I still remember my reaction: “Damn, this stuff is good. They are wrong!” All that had been said was false. I had grown up in San Diego going to the reefer movies in downtown theaters that were made in the 30s to scare youth of the dangers of this evil weed. All these movies did was excite youth with the flashes of skin and forbidden sex. But here I was actually smoking the devil’s breath. Another crack in my egg splintered off Zorba.
Then came the break through. A friend gave me a tape of J. Krishnamurti and I listened to it while going to sleep. I awoke the next morning totally out of my previous personality or Ed identity. The shell could not even be seen because my whole life before I awoke that morning had been a dream. I looked in the morning mirror and laughed in a joyous whoop. I knew who I was looking back at me. It was like discovering one’s long lost twin or one’s long lost home. Energy was rippling through me. There seemed to be no division between me and the external world. The world was in me!
I started doing complicated yoga postures, never having even seen them. I love standing on my head. I went to school and before me in the hall of hurrying kids was eyes, glowing deep eyes, as if I could see their very souls lit up. In class I through the text book in the trash and began to teach spontaneously the teaching of Krishnamurti. Half the students formed around me down front furiously taking notes, while the other half hung out in the back of the room, looking at me askance. I showed them that everyone could stand on their head, and they did, with the administrators walking by my room looking at me askance.
I had a honda motorcycle and I began riding it fearlessly. The road, the bike and I were one. When I picked up the Bible and read the words of Jesus, I was speaking those words as he spoke them. Time had collapsed. The same with Walt Whitman. I was the Song of Myself. Students began to congregate at my house. I seemed to have cut some rope. Was I mad?

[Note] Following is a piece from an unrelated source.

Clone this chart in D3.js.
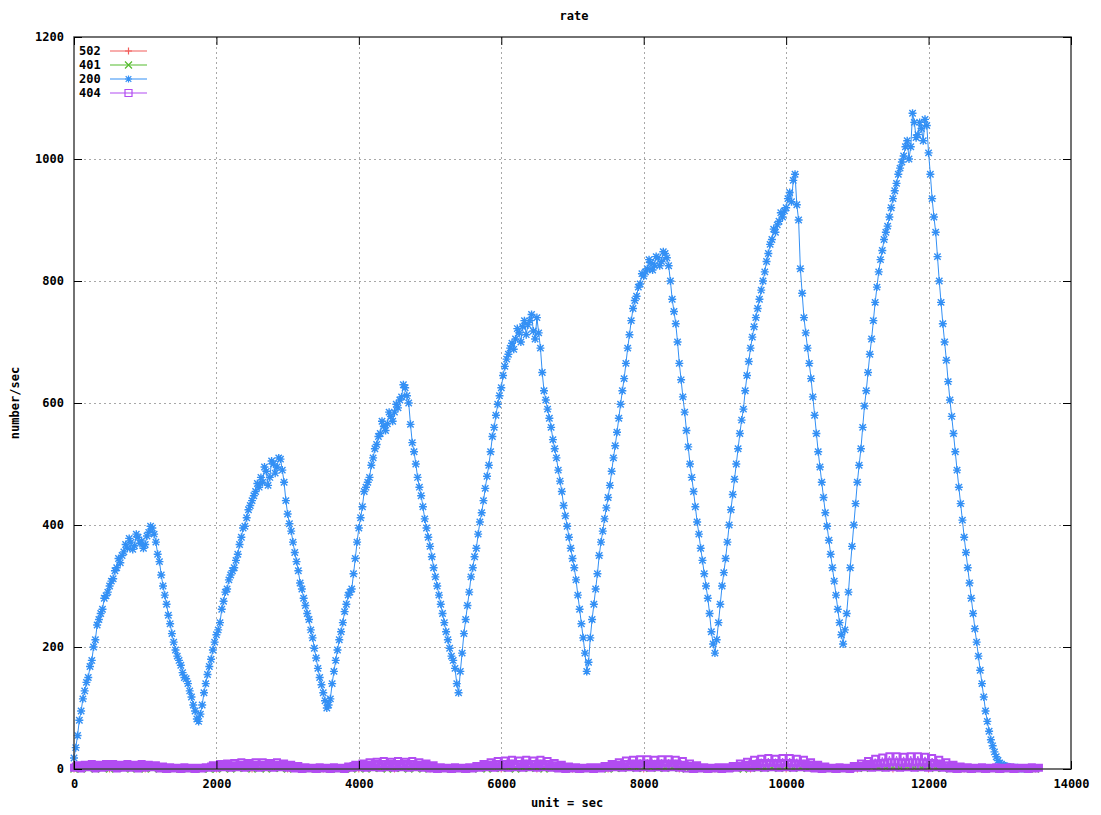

I had too certainties: I knew I was a Son of God, for my Father was the source of me. I felt closer to God than to my self. When I saw a horse for the first time, I was Adam before the fall, before I named it horse. All animals and children were wondrous beings. I was able to communicate with them from a being space instead of a head space. The whole world was undefined, with extraordinary beauty in the ordinary.
The next certainty was that I wanted to find a master, a teacher who could, well, affirm my enlightenment and assure me that I wasn’t mad. What was I doing to do with this new found energy? I knew I could not teach in Loudoun because what I wanted to teach was awakening and not the accepted grammar of the orthodox life.
In a few weeks the “awakening” became a waxing moon, and its intensity began to fade. I wanted to find the path or the method that would bring it back. She, my muse, my inner self, left like my beloved saying, “I’ll be back.” I would later learn to call her my Shakti, or creative energy. She has an androgynous aura about her, neither male or female. But she was calling me on a journey to God and to my Self.
We left Northern Virginia when school ended, going to Miami where a principal of a new high school I had met had offered me a job. What he had said was come on down and apply, in a off hand way. But we packed up, motorcycle in our van, and headed over the horizon, following a star we could not see.